RDS supports various database engines like MySQL, PostgreSQL, MariaDB, Oracle, and SQL Server.
While RDS itself doesn’t offer built-in sharding, you can create multiple RDS instances and implement sharding logic at the application level.

Amazon Redshift:

Redshift is a data warehousing service that uses a different kind of data distribution and parallel processing to achieve high query performance, which is somewhat similar to sharding.
It automatically distributes data across nodes and allows for parallel query execution, but this is more about scaling and performance optimization than traditional sharding.

Implementing Sharding on AWS

To implement sharding on AWS, you generally need to:

Choose a Database Service: Based on your needs (SQL vs. NoSQL, consistency requirements, etc.).
Design the Sharding Scheme: Decide how to partition your data (e.g., range-based, hash-based).
Manage Data Distribution: Implement logic in your application to distribute data across different shards (database instances).
Handle Data Access: Write application logic to direct queries to the appropriate shard.
Ensure Scalability and Availability: Leverage AWS features like replication, cross-region availability, autoscaling, etc.
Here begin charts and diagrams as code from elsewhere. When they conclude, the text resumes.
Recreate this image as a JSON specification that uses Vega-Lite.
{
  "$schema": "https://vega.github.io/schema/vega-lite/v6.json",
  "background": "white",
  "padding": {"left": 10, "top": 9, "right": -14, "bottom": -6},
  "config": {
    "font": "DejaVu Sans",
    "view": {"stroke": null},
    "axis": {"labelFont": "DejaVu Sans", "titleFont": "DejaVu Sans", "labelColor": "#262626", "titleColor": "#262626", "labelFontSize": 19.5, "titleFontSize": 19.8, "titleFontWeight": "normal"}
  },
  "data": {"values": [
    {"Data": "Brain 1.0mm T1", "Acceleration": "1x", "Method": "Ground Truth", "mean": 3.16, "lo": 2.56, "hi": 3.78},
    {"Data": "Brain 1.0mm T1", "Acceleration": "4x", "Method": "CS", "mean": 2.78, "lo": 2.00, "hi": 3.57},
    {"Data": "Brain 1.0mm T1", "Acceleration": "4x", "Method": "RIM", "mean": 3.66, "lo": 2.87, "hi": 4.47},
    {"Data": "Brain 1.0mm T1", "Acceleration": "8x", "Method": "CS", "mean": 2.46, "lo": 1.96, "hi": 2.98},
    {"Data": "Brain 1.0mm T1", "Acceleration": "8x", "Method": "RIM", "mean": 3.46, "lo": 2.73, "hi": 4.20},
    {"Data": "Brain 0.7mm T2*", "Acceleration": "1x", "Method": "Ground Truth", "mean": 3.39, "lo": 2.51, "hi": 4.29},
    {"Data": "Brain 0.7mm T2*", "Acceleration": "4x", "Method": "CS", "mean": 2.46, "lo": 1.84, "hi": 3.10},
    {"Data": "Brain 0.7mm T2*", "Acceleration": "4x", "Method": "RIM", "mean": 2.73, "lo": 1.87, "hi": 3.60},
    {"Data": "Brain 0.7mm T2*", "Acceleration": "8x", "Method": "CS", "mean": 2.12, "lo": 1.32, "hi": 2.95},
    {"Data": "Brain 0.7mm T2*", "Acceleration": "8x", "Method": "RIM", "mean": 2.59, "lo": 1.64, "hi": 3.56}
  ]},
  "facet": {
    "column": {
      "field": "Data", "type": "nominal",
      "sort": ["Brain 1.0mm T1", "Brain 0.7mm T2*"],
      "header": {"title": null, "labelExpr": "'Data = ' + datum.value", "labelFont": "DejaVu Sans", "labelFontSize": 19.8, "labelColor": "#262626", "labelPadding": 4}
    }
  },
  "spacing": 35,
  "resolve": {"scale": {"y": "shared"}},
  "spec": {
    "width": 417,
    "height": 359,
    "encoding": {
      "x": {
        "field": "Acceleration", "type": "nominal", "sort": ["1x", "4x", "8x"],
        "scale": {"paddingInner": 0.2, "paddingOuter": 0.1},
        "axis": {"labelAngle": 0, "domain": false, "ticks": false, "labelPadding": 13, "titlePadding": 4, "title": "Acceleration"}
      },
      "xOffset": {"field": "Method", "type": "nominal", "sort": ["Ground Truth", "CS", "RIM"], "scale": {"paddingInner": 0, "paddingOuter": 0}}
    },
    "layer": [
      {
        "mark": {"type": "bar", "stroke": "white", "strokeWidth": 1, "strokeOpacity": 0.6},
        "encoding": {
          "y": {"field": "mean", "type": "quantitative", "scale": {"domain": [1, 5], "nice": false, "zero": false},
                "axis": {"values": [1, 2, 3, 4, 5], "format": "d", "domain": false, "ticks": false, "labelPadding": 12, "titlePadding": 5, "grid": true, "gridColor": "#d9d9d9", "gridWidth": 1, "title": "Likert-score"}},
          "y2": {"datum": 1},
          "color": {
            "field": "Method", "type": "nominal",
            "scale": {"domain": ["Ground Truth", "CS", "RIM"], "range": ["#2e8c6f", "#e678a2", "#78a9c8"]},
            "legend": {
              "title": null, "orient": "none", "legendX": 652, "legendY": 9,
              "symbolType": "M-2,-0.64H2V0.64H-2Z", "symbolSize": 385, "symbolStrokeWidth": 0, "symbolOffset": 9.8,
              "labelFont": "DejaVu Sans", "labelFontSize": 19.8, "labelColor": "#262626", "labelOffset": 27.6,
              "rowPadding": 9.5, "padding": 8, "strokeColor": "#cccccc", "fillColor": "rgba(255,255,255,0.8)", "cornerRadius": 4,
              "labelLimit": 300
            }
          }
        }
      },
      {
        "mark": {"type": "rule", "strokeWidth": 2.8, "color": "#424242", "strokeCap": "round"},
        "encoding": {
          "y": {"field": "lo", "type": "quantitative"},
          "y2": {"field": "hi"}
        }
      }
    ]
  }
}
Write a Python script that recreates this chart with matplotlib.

Best Practices for Sharding on AWS

Understand the Application’s Data Access Patterns: This is critical for designing an effective sharding strategy.
Monitor Performance and Costs: Sharding can introduce complexity and overhead. Continuous monitoring is essential to optimize both performance and cost.
Implement Robust Data Backup and Recovery: This is crucial for any distributed database system.
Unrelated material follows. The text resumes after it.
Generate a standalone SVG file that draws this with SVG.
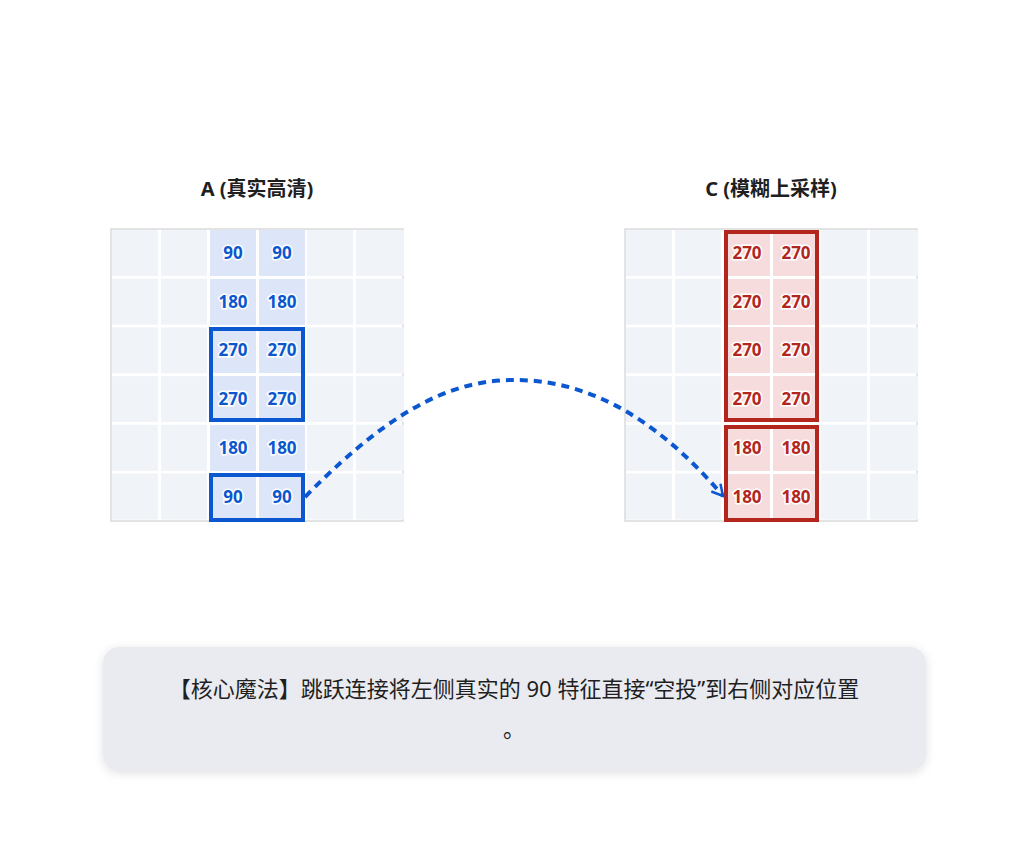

Implement Sharding With Go-lang

package main

import (
    "database/sql"
    "fmt"
    "log"

    _ "github.com/go-sql-driver/mysql"
)

// DatabaseConfig holds the configuration for a database connection
type DatabaseConfig struct {
    Host     string
    Port     int
    Username string
    Password string
    Database string
}

// getShard determines which shard to use based on the userID
func getShard(userID int) int {
    // Simple sharding logic: odd or even userID
    // This is just an example. Your sharding logic will depend on your requirements.
    return userID % 2
}

// getDBConnection returns a database connection pool to the appropriate shard
func getDBConnection(shardID int, configs []DatabaseConfig) (*sql.DB, error) {
    config := configs[shardID]
    dsn := fmt.Sprintf("%s:%s@tcp(%s:%d)/%s", config.Username, config.Password, config.Host, config.Port, config.Database)
    return sql.Open("mysql", dsn)
}

func main() {
    // Example database configurations for two shards
    dbConfigs := []DatabaseConfig{
        {Host: "aurora-instance-1.cluster-xxx.us-west-1.rds.amazonaws.com", Port: 3306, Username: "admin", Password: "password", Database: "db1"},
        {Host: "aurora-instance-2.cluster-xxx.us-west-1.rds.amazonaws.com", Port: 3306, Username: "admin", Password: "password", Database: "db2"},
    }

    // Example userID
    userID := 123

    // Determine which shard to use
    shardID := getShard(userID)

    // Get a database connection to the appropriate shard
    db, err := getDBConnection(shardID, dbConfigs)
    if err != nil {
        log.Fatalf("Could not connect to database: %v", err)
    }
    defer db.Close()

    // Now you can use `db` to perform queries on the appropriate shard
    // Example: db.Query(...) or db.Exec(...)
}

Notes:

Sharding Logic: The function getShard is a placeholder for your sharding logic. This needs to be designed based on your application’s data distribution strategy.
Database Connections: The getDBConnection function creates a connection to the appropriate shard. Ensure you handle these connections carefully to avoid leaks.
Error Handling and Logging: Proper error handling and logging are crucial, especially in a distributed system like a sharded database.
Security: Avoid hardcoding credentials in your code. Use environment variables or AWS Secrets Manager for managing database credentials.
Query Execution: The example doesn’t include actual database queries. You’ll need to add code to execute queries (SELECT, INSERT, UPDATE, etc.) using the db object.
Testing: Thoroughly test your sharding logic and database interactions to ensure they work as expected under different scenarios.